[YOUR INSTRUCTIONS] Locate the line that contains "Generate a Python" and the line that contains "def fy(py): return 1 - py / H". Copy both of them exactly, together with every line between them, and no others.

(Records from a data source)

(begin)

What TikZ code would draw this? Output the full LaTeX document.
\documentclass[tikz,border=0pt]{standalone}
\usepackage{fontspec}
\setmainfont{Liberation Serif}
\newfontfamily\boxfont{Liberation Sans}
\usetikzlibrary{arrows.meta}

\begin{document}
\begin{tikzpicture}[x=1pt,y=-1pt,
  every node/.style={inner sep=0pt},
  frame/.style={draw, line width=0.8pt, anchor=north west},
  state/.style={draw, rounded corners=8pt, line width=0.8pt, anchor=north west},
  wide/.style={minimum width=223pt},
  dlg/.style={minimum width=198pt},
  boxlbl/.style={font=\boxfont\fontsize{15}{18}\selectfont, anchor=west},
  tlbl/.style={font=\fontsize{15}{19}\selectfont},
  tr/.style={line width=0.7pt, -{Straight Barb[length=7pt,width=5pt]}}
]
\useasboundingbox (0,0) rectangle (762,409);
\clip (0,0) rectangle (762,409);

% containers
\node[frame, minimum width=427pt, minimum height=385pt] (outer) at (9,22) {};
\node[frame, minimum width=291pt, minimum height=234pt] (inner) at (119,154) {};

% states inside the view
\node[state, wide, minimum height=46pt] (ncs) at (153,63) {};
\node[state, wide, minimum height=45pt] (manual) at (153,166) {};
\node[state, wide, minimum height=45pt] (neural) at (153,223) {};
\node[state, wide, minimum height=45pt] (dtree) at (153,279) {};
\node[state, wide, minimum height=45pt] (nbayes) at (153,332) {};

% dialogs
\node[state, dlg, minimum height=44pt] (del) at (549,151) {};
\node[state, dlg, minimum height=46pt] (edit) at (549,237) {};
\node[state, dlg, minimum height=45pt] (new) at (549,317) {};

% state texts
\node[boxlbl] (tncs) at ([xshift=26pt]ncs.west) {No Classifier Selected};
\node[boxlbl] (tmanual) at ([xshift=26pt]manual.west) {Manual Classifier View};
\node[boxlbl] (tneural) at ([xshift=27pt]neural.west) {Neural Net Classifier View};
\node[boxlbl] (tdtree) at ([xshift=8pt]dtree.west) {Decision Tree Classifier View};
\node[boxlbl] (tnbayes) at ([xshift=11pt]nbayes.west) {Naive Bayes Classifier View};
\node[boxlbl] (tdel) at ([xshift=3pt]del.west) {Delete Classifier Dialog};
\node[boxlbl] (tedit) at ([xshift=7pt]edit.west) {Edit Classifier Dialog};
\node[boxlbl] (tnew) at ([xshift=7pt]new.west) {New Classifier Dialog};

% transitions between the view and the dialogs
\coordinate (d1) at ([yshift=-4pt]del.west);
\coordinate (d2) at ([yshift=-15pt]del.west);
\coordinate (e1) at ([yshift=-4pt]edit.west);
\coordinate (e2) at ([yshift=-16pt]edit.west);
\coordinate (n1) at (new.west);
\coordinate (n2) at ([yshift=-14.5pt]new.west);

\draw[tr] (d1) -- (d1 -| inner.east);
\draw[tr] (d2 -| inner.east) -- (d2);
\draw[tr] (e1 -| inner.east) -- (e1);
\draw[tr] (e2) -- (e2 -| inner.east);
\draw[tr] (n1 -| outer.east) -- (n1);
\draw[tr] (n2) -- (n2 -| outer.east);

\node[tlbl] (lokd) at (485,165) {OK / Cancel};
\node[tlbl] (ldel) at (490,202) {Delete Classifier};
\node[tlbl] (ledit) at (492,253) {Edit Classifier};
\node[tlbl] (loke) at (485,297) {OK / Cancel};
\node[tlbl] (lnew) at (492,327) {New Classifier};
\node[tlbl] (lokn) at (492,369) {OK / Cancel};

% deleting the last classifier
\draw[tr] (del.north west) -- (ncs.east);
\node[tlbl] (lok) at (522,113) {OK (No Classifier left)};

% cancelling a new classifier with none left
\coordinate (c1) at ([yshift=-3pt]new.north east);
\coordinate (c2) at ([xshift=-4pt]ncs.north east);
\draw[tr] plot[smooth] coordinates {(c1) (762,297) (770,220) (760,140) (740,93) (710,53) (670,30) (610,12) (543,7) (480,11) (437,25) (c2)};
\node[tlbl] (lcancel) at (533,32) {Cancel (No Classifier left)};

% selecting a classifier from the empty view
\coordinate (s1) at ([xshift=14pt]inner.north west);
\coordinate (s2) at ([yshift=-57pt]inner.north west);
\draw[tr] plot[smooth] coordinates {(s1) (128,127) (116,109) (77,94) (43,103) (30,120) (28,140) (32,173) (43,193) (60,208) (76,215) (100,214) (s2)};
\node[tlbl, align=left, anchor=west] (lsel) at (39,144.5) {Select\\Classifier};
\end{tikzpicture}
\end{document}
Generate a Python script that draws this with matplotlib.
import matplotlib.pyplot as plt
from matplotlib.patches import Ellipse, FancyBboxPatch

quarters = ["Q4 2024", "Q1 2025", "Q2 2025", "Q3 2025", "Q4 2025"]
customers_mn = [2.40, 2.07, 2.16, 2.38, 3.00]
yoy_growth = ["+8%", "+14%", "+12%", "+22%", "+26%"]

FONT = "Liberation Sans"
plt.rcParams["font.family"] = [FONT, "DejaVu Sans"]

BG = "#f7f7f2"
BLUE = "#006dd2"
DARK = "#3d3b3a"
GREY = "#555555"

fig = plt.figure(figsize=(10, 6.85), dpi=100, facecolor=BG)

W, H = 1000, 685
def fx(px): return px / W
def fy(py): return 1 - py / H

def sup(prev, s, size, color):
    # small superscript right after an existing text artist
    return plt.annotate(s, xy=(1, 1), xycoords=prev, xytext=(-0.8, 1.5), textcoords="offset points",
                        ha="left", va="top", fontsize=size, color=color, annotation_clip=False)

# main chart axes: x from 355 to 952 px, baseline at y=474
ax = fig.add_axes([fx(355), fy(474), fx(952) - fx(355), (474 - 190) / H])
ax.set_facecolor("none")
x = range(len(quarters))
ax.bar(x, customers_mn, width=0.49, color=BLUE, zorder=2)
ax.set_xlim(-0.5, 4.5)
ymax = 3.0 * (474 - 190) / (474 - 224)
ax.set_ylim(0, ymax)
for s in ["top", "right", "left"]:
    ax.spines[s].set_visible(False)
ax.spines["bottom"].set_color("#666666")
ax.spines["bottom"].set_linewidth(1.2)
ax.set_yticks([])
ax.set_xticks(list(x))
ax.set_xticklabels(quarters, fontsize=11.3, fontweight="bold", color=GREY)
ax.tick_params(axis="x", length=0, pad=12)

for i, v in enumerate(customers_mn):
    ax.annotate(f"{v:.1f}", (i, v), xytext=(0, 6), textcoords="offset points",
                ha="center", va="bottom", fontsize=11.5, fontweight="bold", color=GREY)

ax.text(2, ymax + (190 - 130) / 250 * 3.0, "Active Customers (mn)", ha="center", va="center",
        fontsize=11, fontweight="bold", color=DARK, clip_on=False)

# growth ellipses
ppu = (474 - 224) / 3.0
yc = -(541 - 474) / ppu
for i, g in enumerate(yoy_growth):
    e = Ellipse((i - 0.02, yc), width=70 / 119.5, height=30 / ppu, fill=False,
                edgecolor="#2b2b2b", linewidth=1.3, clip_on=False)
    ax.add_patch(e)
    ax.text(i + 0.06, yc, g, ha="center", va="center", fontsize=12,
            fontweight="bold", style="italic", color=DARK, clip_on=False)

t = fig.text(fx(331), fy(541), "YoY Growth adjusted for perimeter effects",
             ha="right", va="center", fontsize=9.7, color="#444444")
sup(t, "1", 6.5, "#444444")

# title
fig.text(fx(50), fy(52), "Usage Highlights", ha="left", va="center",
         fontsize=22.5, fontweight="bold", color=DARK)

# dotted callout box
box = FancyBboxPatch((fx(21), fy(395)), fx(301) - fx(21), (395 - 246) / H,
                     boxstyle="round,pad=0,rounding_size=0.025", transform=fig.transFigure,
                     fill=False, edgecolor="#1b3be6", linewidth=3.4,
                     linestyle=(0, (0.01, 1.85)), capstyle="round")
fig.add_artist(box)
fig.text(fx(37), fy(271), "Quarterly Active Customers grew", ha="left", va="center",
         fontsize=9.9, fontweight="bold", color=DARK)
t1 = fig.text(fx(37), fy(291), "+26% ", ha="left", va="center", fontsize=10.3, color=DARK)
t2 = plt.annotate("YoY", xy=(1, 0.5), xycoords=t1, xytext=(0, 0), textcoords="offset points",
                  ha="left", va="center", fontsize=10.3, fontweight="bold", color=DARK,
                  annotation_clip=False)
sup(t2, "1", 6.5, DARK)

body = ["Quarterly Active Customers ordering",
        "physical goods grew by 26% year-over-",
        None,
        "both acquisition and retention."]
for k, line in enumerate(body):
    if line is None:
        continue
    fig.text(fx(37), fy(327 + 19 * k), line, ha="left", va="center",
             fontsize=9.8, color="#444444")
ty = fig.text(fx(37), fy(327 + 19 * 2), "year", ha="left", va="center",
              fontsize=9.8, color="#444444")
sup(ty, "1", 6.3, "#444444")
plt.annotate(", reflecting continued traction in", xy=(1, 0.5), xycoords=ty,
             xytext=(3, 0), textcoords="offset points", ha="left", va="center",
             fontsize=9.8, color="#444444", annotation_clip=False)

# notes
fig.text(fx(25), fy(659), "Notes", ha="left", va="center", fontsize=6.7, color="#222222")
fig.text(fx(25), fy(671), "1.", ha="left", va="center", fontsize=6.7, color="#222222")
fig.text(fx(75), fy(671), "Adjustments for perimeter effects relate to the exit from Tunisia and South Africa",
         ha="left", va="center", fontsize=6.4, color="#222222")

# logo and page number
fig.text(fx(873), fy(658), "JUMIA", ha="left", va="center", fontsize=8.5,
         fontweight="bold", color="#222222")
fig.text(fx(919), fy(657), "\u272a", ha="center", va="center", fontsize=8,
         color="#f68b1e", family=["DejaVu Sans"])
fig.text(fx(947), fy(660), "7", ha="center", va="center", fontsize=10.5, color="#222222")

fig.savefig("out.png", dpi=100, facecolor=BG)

(end)

[FULL ANSWER]
Generate a Python script that draws this with matplotlib.
import matplotlib.pyplot as plt
from matplotlib.patches import Ellipse, FancyBboxPatch

quarters = ["Q4 2024", "Q1 2025", "Q2 2025", "Q3 2025", "Q4 2025"]
customers_mn = [2.40, 2.07, 2.16, 2.38, 3.00]
yoy_growth = ["+8%", "+14%", "+12%", "+22%", "+26%"]

FONT = "Liberation Sans"
plt.rcParams["font.family"] = [FONT, "DejaVu Sans"]

BG = "#f7f7f2"
BLUE = "#006dd2"
DARK = "#3d3b3a"
GREY = "#555555"

fig = plt.figure(figsize=(10, 6.85), dpi=100, facecolor=BG)

W, H = 1000, 685
def fx(px): return px / W
def fy(py): return 1 - py / H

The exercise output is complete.